# GT: Knicks vs. Nets (4/1)



## Weasel (Oct 18, 2003)

<center>







vs.








<center>

*Fri Apr 1, 2005
8:00 Eastern *</center>





































Stephon Marbury/Jamal Crawford/Tim Thomas/Kurt Thomas/Mike Sweetney






































Jason Kidd/Jacque Vaughn/Vince Carter/Nenad Krstic/Jason Collins

Notes: Nets are coming off a huge win over the Clippers and are still trying to get a spot for the playoffs.


----------



## truth (Jul 16, 2002)

Ild like to see the knicks move up in the lottery and the nets make the playoffs and hopefully have RJ return...
Thorn has done an incredibe job over there..he made the best of a very bad situation with Kmart,somehow got Denver to cough up 3 draft picks,drafted Kristac whos gonna be very good and got Carter who is now a one man wrecking crew.

Lets go nets


----------



## The True Essence (May 26, 2003)

sure the nets are doing good, but truth....dont say "lets go nets" again.....

were gonna lose both games against the nets, our defense is way too bad to beat jersey. i bet some random scrub like buford scores 15 tonight


----------



## truth (Jul 16, 2002)

penny,i am rooting for the opposition every night..i want milwaukee and toronto to pass us in the standings....

i know you are with me penny


----------



## Weasel (Oct 18, 2003)

Now the Nets Need to Pay Attention to the Knicks 



> "This is a rivalry game," Nets forward Jason Collins said after Thursday's practice. "It doesn't get any bigger than that."

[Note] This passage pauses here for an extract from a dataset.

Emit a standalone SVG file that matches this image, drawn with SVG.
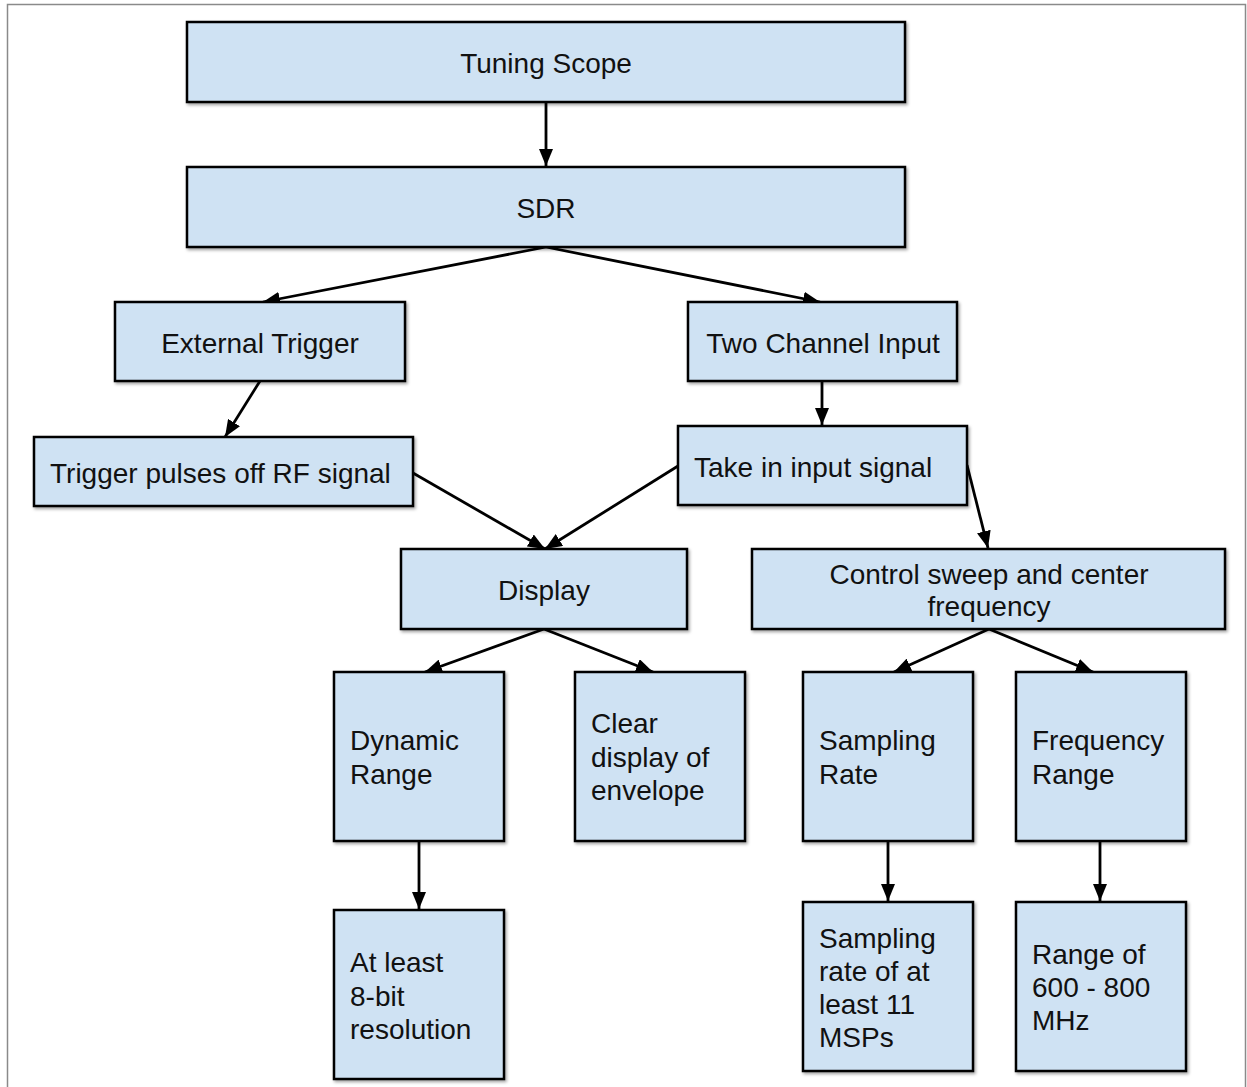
<svg xmlns="http://www.w3.org/2000/svg" width="1247" height="1087" viewBox="0 0 1247 1087">
<style>
.box{fill:#cfe2f3;stroke:#000;stroke-width:2.5;filter:url(#sh)}
.t{font-family:"Liberation Sans",Arial,sans-serif;font-size:28px;fill:#111}
.c{text-anchor:middle}
.e{stroke:#000;stroke-width:2.8;fill:none;marker-end:url(#ah)}
</style>
<defs>
<filter id="sh" x="-5%" y="-5%" width="115%" height="120%">
<feDropShadow dx="1.5" dy="2" stdDeviation="1.5" flood-color="#000" flood-opacity="0.35"/>
</filter>
<marker id="ah" viewBox="0 0 17 14" refX="17" refY="7" markerWidth="17" markerHeight="14" markerUnits="userSpaceOnUse" orient="auto">
<path d="M0,0 L17,7 L0,14 z" fill="#000"/>
</marker>
</defs>
<rect width="1247" height="1087" fill="#fff"/>
<path d="M7.5,1087 V4.5 H1245.5 V1087" fill="none" stroke="#8a8a8a" stroke-width="1.5"/>
<g id="connectors">
<line class="e" x1="546" y1="102" x2="546" y2="166"/>
<line class="e" x1="546" y1="247" x2="263" y2="302"/>
<line class="e" x1="546" y1="247" x2="820" y2="302"/>
<line class="e" x1="260" y1="381" x2="225" y2="437"/>
<line class="e" x1="822" y1="381" x2="822" y2="425"/>
<line class="e" x1="413" y1="473" x2="545" y2="549"/>
<line class="e" x1="678" y1="466" x2="545" y2="549"/>
<line class="e" x1="967" y1="465" x2="988" y2="548"/>
<line class="e" x1="544" y1="629" x2="425" y2="672"/>
<line class="e" x1="544" y1="629" x2="653" y2="672"/>
<line class="e" x1="989" y1="629" x2="894" y2="672"/>
<line class="e" x1="989" y1="629" x2="1093" y2="672"/>
<line class="e" x1="419" y1="841" x2="419" y2="909"/>
<line class="e" x1="888" y1="841" x2="888" y2="901"/>
<line class="e" x1="1100" y1="841" x2="1100" y2="901"/>
</g>
<g id="tuning-scope"><rect class="box" x="187" y="22" width="718" height="80"/><text class="t c" x="546" y="73">Tuning Scope</text></g>
<g id="sdr"><rect class="box" x="187" y="167" width="718" height="80"/><text class="t c" x="546" y="218">SDR</text></g>
<g id="external-trigger"><rect class="box" x="115" y="302" width="290" height="79"/><text class="t c" x="260" y="353">External Trigger</text></g>
<g id="two-channel-input"><rect class="box" x="688" y="302" width="269" height="79"/><text class="t c" x="823" y="353">Two Channel Input</text></g>
<g id="trigger-pulses"><rect class="box" x="34" y="437" width="379" height="69"/><text class="t" x="50" y="483">Trigger pulses off RF signal</text></g>
<g id="take-in-input"><rect class="box" x="678" y="426" width="289" height="79"/><text class="t" x="694" y="477">Take in input signal</text></g>
<g id="display"><rect class="box" x="401" y="549" width="286" height="80"/><text class="t c" x="544" y="600">Display</text></g>
<g id="control-sweep"><rect class="box" x="752" y="549" width="473" height="80"/><text class="t c" x="989" y="584">Control sweep and center</text><text class="t c" x="989" y="616">frequency</text></g>
<g id="dynamic-range"><rect class="box" x="334" y="672" width="170" height="169"/><text class="t" x="350" y="750">Dynamic</text><text class="t" x="350" y="784">Range</text></g>
<g id="clear-display"><rect class="box" x="575" y="672" width="170" height="169"/><text class="t" x="591" y="733">Clear</text><text class="t" x="591" y="767">display of</text><text class="t" x="591" y="800">envelope</text></g>
<g id="sampling-rate"><rect class="box" x="803" y="672" width="170" height="169"/><text class="t" x="819" y="750">Sampling</text><text class="t" x="819" y="784">Rate</text></g>
<g id="frequency-range"><rect class="box" x="1016" y="672" width="170" height="169"/><text class="t" x="1032" y="750">Frequency</text><text class="t" x="1032" y="784">Range</text></g>
<g id="eight-bit"><rect class="box" x="334" y="910" width="170" height="169"/><text class="t" x="350" y="972">At least</text><text class="t" x="350" y="1006">8-bit</text><text class="t" x="350" y="1039">resolution</text></g>
<g id="sampling-11"><rect class="box" x="803" y="902" width="170" height="169"/><text class="t" x="819" y="948">Sampling</text><text class="t" x="819" y="981">rate of at</text><text class="t" x="819" y="1014">least 11</text><text class="t" x="819" y="1047">MSPs</text></g>
<g id="range-600-800"><rect class="box" x="1016" y="902" width="170" height="169"/><text class="t" x="1032" y="964">Range of</text><text class="t" x="1032" y="997">600 - 800</text><text class="t" x="1032" y="1030">MHz</text></g>
</svg>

> The Knicks would love nothing more than to put an end to that. Even though their chances of making the playoffs are virtually nonexistent, the Knicks - 7-2 at home since the All-Star Game break - could still play the role of spoiler against the Nets. The crossriver rivals meet again next Thursday at Continental Arena.


 KNICKS CAN BE SPOILERS 



> And it's a game the Knicks should have had circled for some time now. The last time they faced the Nets, on Jan. 1, the Knicks slipped into the 3-18 skid that derailed their season. That was right around the time Stephon Marbury declared himself the best point guard in the NBA.





> "We don't necessarily want to be in the position to play the role of spoiler," Crawford said. "We wish we were on our way. You never know what could happen. It's not over until it's over."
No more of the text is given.